Side-by-Side Comparison
For a visual side-by-side view:
import difflib
def side_by_side_diff(file1, file2):
"""Generate HTML side-by-side comparison."""
with open(file1) as f1, open(file2) as f2:
lines1 = f1.readlines()
lines2 = f2.readlines()
differ = difflib.HtmlDiff()
html = differ.make_file(
lines1,
lines2,
fromdesc=file1,
todesc=file2
)
with open("diff_report.html", "w") as out:
out.write(html)
print("Diff report saved to diff_report.html")
# For terminal output, use context_diff
def context_diff(file1, file2):
"""Show differences with surrounding context."""
with open(file1) as f1, open(file2) as f2:
diff = difflib.context_diff(
f1.readlines(),
f2.readlines(),
fromfile=file1,
tofile=file2,
n=2 # Lines of context
)
for line in diff:
print(line, end='')
side_by_side_diff("config_1.txt", "config_2.txt")
context_diff("config_1.txt", "config_2.txt")
Output:
side_by_side_diff("config_1.txt", "config_2.txt")
context_diff("config_1.txt", "config_2.txt")

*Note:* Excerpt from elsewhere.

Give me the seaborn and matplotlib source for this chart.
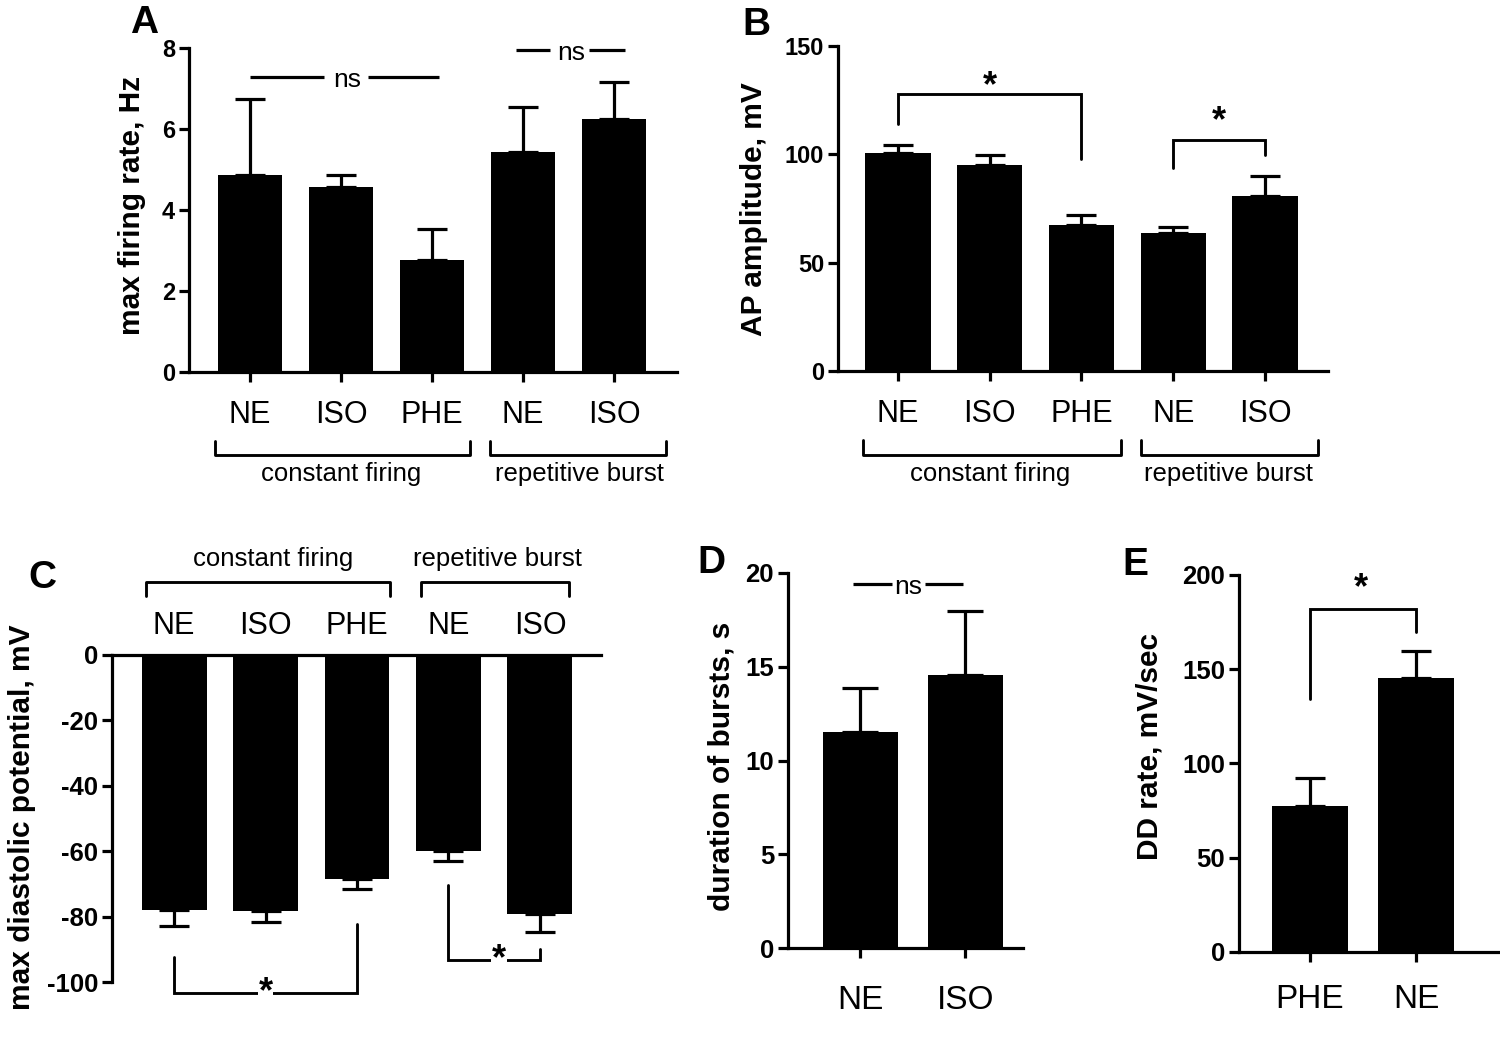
#!/usr/bin/env python3
"""
Adrenergic agonist effects on firing properties (panels A-E).

Bar charts (mean + SEM) of max firing rate, AP amplitude, max diastolic
potential, burst duration and DD rate for NE / ISO / PHE.

Usage:
    python3 plot.py
"""

import numpy as np
import matplotlib
matplotlib.use("Agg")
import matplotlib.pyplot as plt
import matplotlib.transforms as mtransforms
import seaborn as sns

# ---------------------------------------------------------------------------
# Data
# ---------------------------------------------------------------------------
group_labels = ['constant firing', 'repetitive burst']

a_labels = ['NE', 'ISO', 'PHE', 'NE', 'ISO']
a_mean = [4.87, 4.57, 2.76, 5.44, 6.25]
a_sem = [1.87, 0.30, 0.77, 1.11, 0.92]

b_labels = ['NE', 'ISO', 'PHE', 'NE', 'ISO']
b_mean = [100.5, 95.2, 67.4, 63.5, 80.8]
b_sem = [3.5, 4.3, 4.4, 3.1, 9.2]

c_labels = ['NE', 'ISO', 'PHE', 'NE', 'ISO']
c_mean = [-78.0, -78.4, -68.6, -59.9, -79.2]
c_sem = [4.8, 3.4, 3.0, 3.0, 5.5]

d_labels = ['NE', 'ISO']
d_mean = [11.52, 14.57]
d_sem = [2.36, 3.39]

e_labels = ['PHE', 'NE']
e_mean = [77.3, 145.3]
e_sem = [14.7, 14.2]

W, H = 1500, 1037
LW = 2.3


def px_axes(fig, left, right, top, bottom):
    """Add axes given pixel edges of the plotting area."""
    return fig.add_axes([left / W, 1 - bottom / H, (right - left) / W, (bottom - top) / H])


def style_axes(ax, ticks, tick_size):
    """GraphPad-like axes: thick left/bottom spines, bold numbers."""
    sns.despine(ax=ax)
    for side in ['left', 'bottom', 'top']:
        ax.spines[side].set_linewidth(LW)
        ax.spines[side].set_color('black')
    ax.set_yticks(ticks)
    ax.set_yticklabels([str(t) for t in ticks], fontsize=tick_size, fontweight='bold')
    ax.tick_params(axis='y', length=7, width=LW, pad=3, color='black', labelcolor='black')
    ax.tick_params(axis='x', length=7.5, width=LW, color='black', labelcolor='black')
    ax.set_xlabel('')


def draw_bars(ax, mean, sem, upward=True, capsize=11):
    """Black bars with one-sided SEM error bars."""
    n = len(mean)
    x = np.arange(n)
    sns.barplot(x=x, y=mean, color='black', saturation=1, width=0.71,
                errorbar=None, ax=ax, linewidth=0)
    zeros = np.zeros(n)
    yerr = [zeros, sem] if upward else [sem, zeros]
    ax.errorbar(x, mean, yerr=yerr, fmt='none', ecolor='black',
                elinewidth=LW, capsize=capsize, capthick=LW)
    return x


def set_ylabel_px(ax, text, x_px, y_px, left, right, top, bottom, size=21.5):
    """Place a bold y label centred at a pixel position."""
    ax.set_ylabel(text, fontsize=size, fontweight='bold', va='center', color='black')
    ax.yaxis.set_label_coords((x_px - left) / (right - left), (bottom - y_px) / (bottom - top))


def add_star(fig, ax, x, y, size=26):
    """Bold asterisk visually centred on (x, y) in data units."""
    tr = mtransforms.offset_copy(ax.transData, fig=fig, y=-0.55 * size, units='points')
    ax.text(x, y, '*', fontsize=size, fontweight='bold', ha='center', va='baseline',
            transform=tr, clip_on=False)


def ns_line(ax, x0, x1, g0, g1, xt, y, size=19):
    """Horizontal 'ns' line with a gap for the text."""
    ax.plot([x0, g0], [y, y], color='black', lw=LW, clip_on=False, solid_capstyle='butt')
    ax.plot([g1, x1], [y, y], color='black', lw=LW, clip_on=False, solid_capstyle='butt')
    ax.text(xt, y, 'ns', fontsize=size, ha='center', va='center_baseline', clip_on=False)


def bracket(ax, x0, x1, y, y0, y1):
    """Significance bracket: horizontal at y, legs to y0 (left) and y1 (right)."""
    ax.plot([x0, x0, x1, x1], [y0, y, y, y1], color='black', lw=LW * 0.9,
            clip_on=False, solid_joinstyle='miter')


def group_brackets(ax, spans, y, y_leg, label_pos, y_text):
    """Group brackets drawn in axes-y coordinates outside the plot area."""
    tr = mtransforms.blended_transform_factory(ax.transData, ax.transAxes)
    for (x0, x1), name, xt in zip(spans, group_labels, label_pos):
        ax.plot([x0, x0, x1, x1], [y_leg, y, y, y_leg], color='black', lw=LW * 0.9,
                transform=tr, clip_on=False)
        ax.text(xt, y_text, name, fontsize=18.5, ha='center', va='center', transform=tr)


def panel_a(fig):
    left, right, top, bottom = 189, 677, 48, 372
    ax = px_axes(fig, left, right, top, bottom)
    x = draw_bars(ax, a_mean, a_sem)
    style_axes(ax, [0, 2, 4, 6, 8], 17)
    ax.set_ylim(0, 8)
    ax.set_xlim(-0.670, 4.692)
    ax.set_xticks(x)
    ax.set_xticklabels(a_labels, fontsize=22)
    ax.tick_params(axis='x', pad=13)
    set_ylabel_px(ax, 'max firing rate, Hz', 132, 205, left, right, top, bottom)
    ns_line(ax, 0, 2.08, 0.81, 1.30, 1.07, 7.28)
    ns_line(ax, 2.92, 4.12, 3.30, 3.73, 3.53, 7.94)
    group_brackets(ax, [(-0.38, 2.42), (2.64, 4.57)], -0.256, -0.212, [1.0, 3.62], -0.315)
    return ax


def panel_b(fig):
    left, right, top, bottom = 838, 1328, 45.7, 371
    ax = px_axes(fig, left, right, top, bottom)
    x = draw_bars(ax, b_mean, b_sem)
    style_axes(ax, [0, 50, 100, 150], 17)
    ax.set_ylim(0, 150)
    ax.set_xlim(-0.654, 4.687)
    ax.set_xticks(x)
    ax.set_xticklabels(b_labels, fontsize=22)
    ax.tick_params(axis='x', pad=13)
    set_ylabel_px(ax, 'AP amplitude, mV', 754, 209, left, right, top, bottom)
    bracket(ax, 0, 2, 127.7, 114, 97.8)
    add_star(fig, ax, 1.0, 135.7)
    bracket(ax, 3, 4, 106.7, 93.5, 99.7)
    add_star(fig, ax, 3.5, 119.7)
    group_brackets(ax, [(-0.38, 2.43), (2.65, 4.58)], -0.257, -0.213, [1.0, 3.6], -0.318)
    return ax


def panel_c(fig):
    left, right, top, bottom = 112, 601, 655, 982
    ax = px_axes(fig, left, right, top, bottom)
    x = draw_bars(ax, c_mean, c_sem, upward=False)
    style_axes(ax, [-100, -80, -60, -40, -20, 0], 18.5)
    ax.spines['bottom'].set_visible(False)
    ax.spines['top'].set_visible(True)
    ax.set_ylim(-100, 0)
    ax.set_xlim(-0.678, 4.667)
    ax.xaxis.tick_top()
    ax.set_xticks(x)
    ax.set_xticklabels(c_labels, fontsize=22)
    ax.tick_params(axis='x', length=0, pad=10)
    set_ylabel_px(ax, 'max diastolic potential, mV', 22, 817, left, right, top, bottom)
    bracket(ax, 0, 2, -103.3, -92.3, -82.3)
    ax.text(1.0, -103.3, '*', fontsize=26, fontweight='bold', ha='center', va='center',
            clip_on=False, bbox=dict(facecolor='white', edgecolor='none', pad=0.5))
    bracket(ax, 3, 4, -93.3, -70.4, -89.9)
    ax.text(3.55, -93.3, '*', fontsize=26, fontweight='bold', ha='center', va='center',
            clip_on=False, bbox=dict(facecolor='white', edgecolor='none', pad=0.5))
    group_brackets(ax, [(-0.31, 2.36), (2.70, 4.32)], 1.223, 1.18, [1.08, 3.53], 1.294)
    return ax


def panel_d(fig):
    left, right, top, bottom = 788, 1023, 573, 948
    ax = px_axes(fig, left, right, top, bottom)
    x = draw_bars(ax, d_mean, d_sem, capsize=13)
    style_axes(ax, [0, 5, 10, 15, 20], 18.5)
    ax.set_ylim(0, 20)
    ax.set_xlim(-0.690, 1.548)
    ax.set_xticks(x)
    ax.set_xticklabels(d_labels, fontsize=24)
    ax.tick_params(axis='x', pad=19)
    set_ylabel_px(ax, 'duration of bursts, s', 721, 766, left, right, top, bottom)
    ns_line(ax, -0.07, 0.98, 0.30, 0.61, 0.45, 19.4)
    return ax


def panel_e(fig):
    left, right, top, bottom = 1239, 1500, 575, 951.7
    ax = px_axes(fig, left, right, top, bottom)
    x = draw_bars(ax, e_mean, e_sem)
    style_axes(ax, [0, 50, 100, 150, 200], 18.5)
    ax.set_ylim(0, 200)
    ax.set_xlim(-0.670, 1.792)
    ax.set_xticks(x)
    ax.set_xticklabels(e_labels, fontsize=24)
    ax.tick_params(axis='x', pad=16)
    set_ylabel_px(ax, 'DD rate, mV/sec', 1150, 746, left, right, top, bottom)
    bracket(ax, 0, 1, 182, 134, 169.6)
    add_star(fig, ax, 0.48, 198)
    return ax


def main():
    sns.set_style('ticks')
    plt.rcParams['font.family'] = ['Liberation Sans', 'DejaVu Sans']
    plt.rcParams['text.color'] = 'black'
    plt.rcParams['axes.labelcolor'] = 'black'
    plt.rcParams['axes.edgecolor'] = 'black'
    plt.rcParams['xtick.color'] = 'black'
    plt.rcParams['ytick.color'] = 'black'

    fig = plt.figure(figsize=(15, 10.37), dpi=100)
    fig.patch.set_facecolor('white')

    panel_a(fig)
    panel_b(fig)
    panel_c(fig)
    panel_d(fig)
    panel_e(fig)

    # panel letters (baseline positions in pixels)
    for letter, (px, py) in zip('ABCDE', [(144, 33), (756, 35), (42, 588), (711, 573), (1135, 575)]):
        fig.text(px / W, 1 - py / H, letter, fontsize=28, fontweight='bold',
                 ha='center', va='baseline')

    fig.savefig('out.png', dpi=100, facecolor='white')
    plt.close(fig)


if __name__ == '__main__':
    main()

Ignoring Whitespace Differences
Sometimes you want to compare content while ignoring formatting:
from itertools import zip_longest
def compare_ignore_whitespace(file1, file2):
"""Compare files ignoring leading/trailing whitespace."""
with open(file1) as f1, open(file2) as f2:
for line_num, (line1, line2) in enumerate(
zip_longest(f1, f2, fillvalue=''), start=1
):
if line1.strip() != line2.strip():
print(f"First difference at line {line_num}:")

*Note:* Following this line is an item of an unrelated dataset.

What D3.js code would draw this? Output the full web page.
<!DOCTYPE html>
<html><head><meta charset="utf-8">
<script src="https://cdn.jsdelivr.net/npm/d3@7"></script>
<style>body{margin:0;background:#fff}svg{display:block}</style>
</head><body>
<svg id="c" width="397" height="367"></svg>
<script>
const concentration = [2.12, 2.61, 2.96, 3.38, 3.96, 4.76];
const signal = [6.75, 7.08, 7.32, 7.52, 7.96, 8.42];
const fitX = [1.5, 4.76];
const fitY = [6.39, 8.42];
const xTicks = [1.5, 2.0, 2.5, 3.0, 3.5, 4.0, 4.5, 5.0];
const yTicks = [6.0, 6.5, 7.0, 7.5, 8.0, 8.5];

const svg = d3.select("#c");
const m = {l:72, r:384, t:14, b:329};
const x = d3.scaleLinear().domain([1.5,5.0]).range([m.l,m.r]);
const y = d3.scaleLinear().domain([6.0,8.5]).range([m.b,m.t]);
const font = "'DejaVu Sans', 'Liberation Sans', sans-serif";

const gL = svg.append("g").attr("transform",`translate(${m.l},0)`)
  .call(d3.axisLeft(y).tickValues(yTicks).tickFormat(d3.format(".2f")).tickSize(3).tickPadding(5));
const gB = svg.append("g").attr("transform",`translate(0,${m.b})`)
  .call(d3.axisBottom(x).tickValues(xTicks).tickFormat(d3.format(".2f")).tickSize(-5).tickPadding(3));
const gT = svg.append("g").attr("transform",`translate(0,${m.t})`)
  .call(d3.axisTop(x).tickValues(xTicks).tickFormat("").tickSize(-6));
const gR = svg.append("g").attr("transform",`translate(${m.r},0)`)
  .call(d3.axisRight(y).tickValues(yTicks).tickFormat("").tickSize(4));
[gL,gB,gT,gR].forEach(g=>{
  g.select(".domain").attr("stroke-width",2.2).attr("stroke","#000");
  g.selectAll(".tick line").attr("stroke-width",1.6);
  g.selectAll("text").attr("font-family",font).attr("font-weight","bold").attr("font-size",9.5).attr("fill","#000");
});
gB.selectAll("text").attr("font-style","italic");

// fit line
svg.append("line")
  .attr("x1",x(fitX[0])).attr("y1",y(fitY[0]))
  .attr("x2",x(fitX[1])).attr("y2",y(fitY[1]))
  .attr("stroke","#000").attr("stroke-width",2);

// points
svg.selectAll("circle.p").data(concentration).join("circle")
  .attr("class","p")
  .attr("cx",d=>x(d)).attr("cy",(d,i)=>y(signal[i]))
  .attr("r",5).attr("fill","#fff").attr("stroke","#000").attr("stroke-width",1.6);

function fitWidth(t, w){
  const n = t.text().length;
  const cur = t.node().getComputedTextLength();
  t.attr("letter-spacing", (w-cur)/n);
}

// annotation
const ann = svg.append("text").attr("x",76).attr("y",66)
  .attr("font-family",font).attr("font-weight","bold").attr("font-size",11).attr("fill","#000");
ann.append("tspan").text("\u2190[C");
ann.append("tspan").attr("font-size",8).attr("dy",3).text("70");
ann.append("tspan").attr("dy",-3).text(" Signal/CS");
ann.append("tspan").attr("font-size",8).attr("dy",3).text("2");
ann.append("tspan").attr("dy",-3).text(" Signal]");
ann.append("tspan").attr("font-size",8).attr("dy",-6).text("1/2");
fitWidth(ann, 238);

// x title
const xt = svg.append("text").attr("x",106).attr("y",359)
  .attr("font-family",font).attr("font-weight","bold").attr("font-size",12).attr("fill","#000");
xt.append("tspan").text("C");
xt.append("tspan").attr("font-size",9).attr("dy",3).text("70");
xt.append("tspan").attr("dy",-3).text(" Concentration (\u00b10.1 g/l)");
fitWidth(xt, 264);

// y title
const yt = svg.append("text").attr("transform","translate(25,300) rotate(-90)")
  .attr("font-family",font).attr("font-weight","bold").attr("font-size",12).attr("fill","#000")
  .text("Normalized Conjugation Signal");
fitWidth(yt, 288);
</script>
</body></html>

print(f" < {line1.rstrip()}")
print(f" > {line2.rstrip()}")
return False
print("Files are identical (ignoring leading/trailing whitespace).")
return True
def compare_ignore_blank_lines(file1, file2):
"""Compare files ignoring blank lines entirely."""
with open(file1) as f1, open(file2) as f2:
lines1 = [l.rstrip() for l in f1 if l.strip()]
lines2 = [l.rstrip() for l in f2 if l.strip()]
if lines1 == lines2:
print("Files are identical (ignoring blank lines).")
return True
# Show first difference
for i, (line1, line2) in enumerate(
zip_longest(lines1, lines2, fillvalue=''), start=1
):
if line1 != line2:
print(f"First Difference at line {i}:")
print(f" < {line1}")
print(f" > {line2}")
break
return False
# Usage
compare_ignore_whitespace("config_1.txt", "config_2.txt")
print()
compare_ignore_blank_lines("config_1.txt", "config_2.txt")
Output:
First difference at line 3:
< port = 8080
> port = 9090
First Difference at logical line 3:
< port = 8080
> port = 9090
Finding Similar Lines with Ratios
Use SequenceMatcher to find how similar two files are:
import difflib
def similarity_ratio(file1, file2):
"""Calculate similarity percentage between files."""
with open(file1) as f1, open(file2) as f2:
content1 = f1.read()
content2 = f2.read()
ratio = difflib.SequenceMatcher(None, content1, content2).ratio()
return ratio * 100
# Usage
similarity = similarity_ratio("config_1.txt", "config_2.txt")
print(f"Files are {similarity:.1f}% similar")
Output:
Files are 93.8% similar
Practical Example: Config File Comparison
A complete example for comparing configuration files:
import difflib
from pathlib import Path
def compare_configs(file1, file2, ignore_comments=True):
"""Compare config files with optional comment filtering."""
def read_config_lines(filepath):
with open(filepath) as f:
lines = f.readlines()
if ignore_comments:
lines = [l for l in lines if not l.strip().startswith('#')]
return lines
lines1 = read_config_lines(file1)
lines2 = read_config_lines(file2)
diff = list(difflib.unified_diff(
lines1, lines2,
fromfile=str(file1),
tofile=str(file2)
))
if diff:
print("Configuration differences found:")
print(''.join(diff))
return False
else:
print("Configurations are equivalent")
return True
# Usage
compare_configs("config_1.txt", "config_2.txt")
Output:
Configuration differences found:
--- config_1.txt
+++ config_2.txt
@@ -1,5 +1,5 @@
host = 127.0.0.1
-port = 8080
+port = 9090
debug = True
max_connections = 100
-log_level = INFO
+log_level = DEBUG
Summary
| Method | Memory Usage | Output Type | Best For |
|---|---|---|---|
zip() loop | Low (streaming) | Boolean / Custom | Quick checks, large files |
zip_longest() | Low (streaming) | Custom | Files of different lengths |
difflib.unified_diff | High (loads file) | Standard diff | Developer-friendly reports |
difflib.HtmlDiff | High | HTML report | Visual comparison |
For simple checks ("Are these configs identical?"), use a zip() loop for memory efficiency and full control. For displaying changes to users or generating reports, use difflib.unified_diff which produces familiar Git-style output.